I wonder, especially with all the horrible weather here, if it’s because people are mad that they’re awake. Many people have credited the total eclipse on August 21st and although it was extremely cool I have my doubts about that. What seems possible though I’d the possibility that the frequency of these storms is being sped up by human caused global warming. I’ve written previously about how greatful I am to live in a place with clean water for my dogs, so in that same spirit I am usually greatful for our awesome air quality. During these fires our air has been worse than LA. Seriously, being outside earlier made me feel sick and poor Eddy had some trouble breathing. 

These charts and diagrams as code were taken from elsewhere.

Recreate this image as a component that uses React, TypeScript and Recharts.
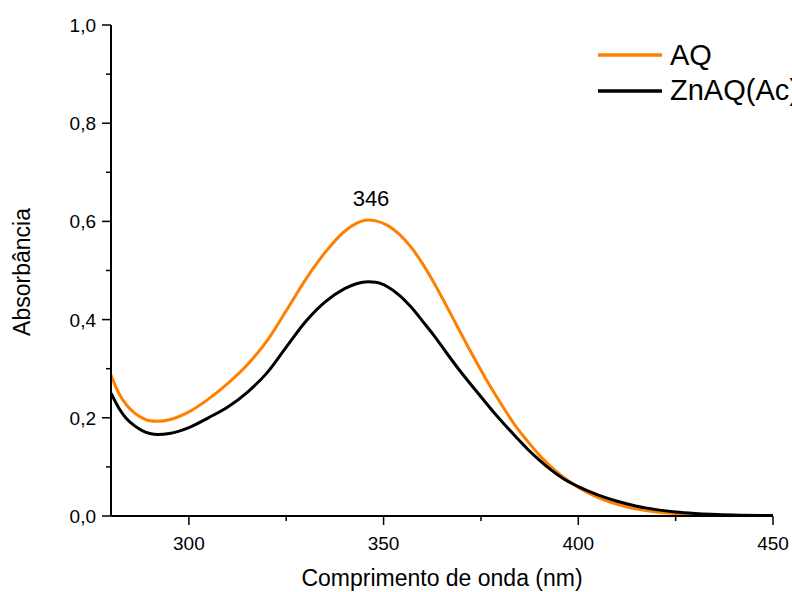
import React from 'react';
import { LineChart, Line, XAxis, YAxis, ReferenceDot } from 'recharts';

const wavelengths = [
  280, 282, 284, 286, 288, 290, 292, 295, 300, 305, 310, 315, 320, 325, 330, 335, 340, 343,
  346, 348, 351, 354, 357, 360, 363, 366, 369, 372, 375, 378, 381, 384, 387, 390, 393, 396, 400,
  405, 410, 415, 420, 425, 430, 440, 450,
];
const aq = [
  0.287, 0.25, 0.226, 0.21, 0.2, 0.194, 0.193, 0.196, 0.212, 0.238, 0.27, 0.308, 0.356, 0.418, 0.482,
  0.537, 0.58, 0.596, 0.603, 0.601, 0.592, 0.574, 0.548, 0.514, 0.474, 0.43, 0.385, 0.34, 0.297, 0.256,
  0.218, 0.182, 0.152, 0.124, 0.1, 0.08, 0.058, 0.038, 0.024, 0.014, 0.008, 0.005, 0.003, 0.001, 0.0,
];
const znaq = [
  0.25, 0.22, 0.198, 0.184, 0.174, 0.168, 0.166, 0.168, 0.18, 0.2, 0.222, 0.252, 0.291, 0.344, 0.396,
  0.436, 0.463, 0.473, 0.477, 0.476, 0.467, 0.45, 0.426, 0.397, 0.367, 0.334, 0.302, 0.272, 0.243, 0.214,
  0.187, 0.161, 0.136, 0.114, 0.094, 0.077, 0.06, 0.043, 0.03, 0.02, 0.013, 0.008, 0.005, 0.002, 0.001,
];

const xTicks = [300, 325, 350, 375, 400, 425, 450];
const xMajor = [300, 350, 400, 450];
const yTicks = [0, 0.1, 0.2, 0.3, 0.4, 0.5, 0.6, 0.7, 0.8, 0.9, 1.0];
const yMajor = [0, 0.2, 0.4, 0.6, 0.8, 1.0];

const ORANGE = '#ff8000';
const FONT = '"Liberation Sans", Arial, sans-serif';

const data = wavelengths.map((w, i) => ({ w, aq: aq[i], znaq: znaq[i] }));

const XTick = (props: any) => {
  const { x, y, payload } = props;
  const major = xMajor.includes(payload.value);
  return (
    <g>
      <line x1={x} x2={x} y1={y} y2={y + (major ? 9 : 5)} stroke="#000" strokeWidth={1.5} />
      {major && (
        <text x={x} y={y + 34} textAnchor="middle" fontSize={19} fontFamily={FONT} fill="#000">
          {payload.value}
        </text>
      )}
    </g>
  );
};

const YTick = (props: any) => {
  const { x, y, payload } = props;
  const major = yMajor.some((v) => Math.abs(v - payload.value) < 1e-6);
  return (
    <g>
      <line x1={x} x2={x - (major ? 9 : 5)} y1={y} y2={y} stroke="#000" strokeWidth={1.5} />
      {major && (
        <text x={x - 15} y={y + 7} textAnchor="end" fontSize={19} fontFamily={FONT} fill="#000">
          {payload.value.toFixed(1).replace('.', ',')}
        </text>
      )}
    </g>
  );
};

export default function App() {
  return (
    <div style={{ position: 'absolute', left: 0, top: 0, width: 792, height: 592, overflow: 'hidden', background: '#fff' }}>
      <LineChart width={792} height={592} data={data} margin={{ top: 25, right: 19, left: 0, bottom: 0 }}>
        <XAxis
          dataKey="w"
          type="number"
          domain={[280, 450]}
          ticks={xTicks}
          tickSize={0}
          tickMargin={0}
          tickLine={false}
          tick={<XTick />}
          height={76}
          axisLine={{ stroke: '#000', strokeWidth: 2 }}
          allowDataOverflow
        />
        <YAxis
          type="number"
          domain={[0, 1]}
          ticks={yTicks}
          tickSize={0}
          tickMargin={0}
          tickLine={false}
          tick={<YTick />}
          width={111}
          axisLine={{ stroke: '#000', strokeWidth: 2 }}
          allowDataOverflow
        />
        <Line type="monotone" dataKey="aq" stroke={ORANGE} strokeWidth={3} dot={false} isAnimationActive={false} />
        <Line type="monotone" dataKey="znaq" stroke="#000" strokeWidth={3} dot={false} isAnimationActive={false} />
        <ReferenceDot
          x={346}
          y={0.603}
          r={0}
          stroke="none"
          label={{ value: '346', position: 'top', offset: 14, dx: 3, fontSize: 22, fontFamily: FONT, fill: '#000' }}
        />
      </LineChart>
      <svg width={792} height={592} style={{ position: 'absolute', left: 0, top: 0, pointerEvents: 'none' }}>
        <text x={442} y={586} textAnchor="middle" fontSize={23} fontFamily={FONT} fill="#000">
          Comprimento de onda (nm)
        </text>
        <text
          x={30}
          y={272}
          textAnchor="middle"
          fontSize={23}
          fontFamily={FONT}
          fill="#000"
          transform="rotate(-90 30 272)"
        >
          Absorbância
        </text>
        <line x1={598} x2={662} y1={55} y2={55} stroke={ORANGE} strokeWidth={3.5} />
        <text x={670} y={65} fontSize={29} fontFamily={FONT} fill="#000">AQ</text>
        <line x1={598} x2={662} y1={91} y2={91} stroke="#000" strokeWidth={3.5} />
        <text x={670} y={100} fontSize={29} fontFamily={FONT} fill="#000">ZnAQ(Ac)</text>
      </svg>
    </div>
  );
}
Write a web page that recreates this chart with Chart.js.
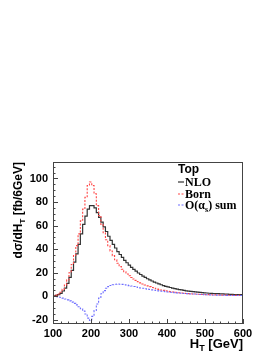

It’s been so bad it’s a wonder to me that pipelines are being expanded while wind farms are being torn sown and sold as real estate. I have not been shy in town hall meetings or with letters and phone calls to the board of commitions about my concern for the future, and local communities around the country are stepping it up. Local change spreads and it is clear that it is the best way to protect the lives of our pets and loved ones who rely on us.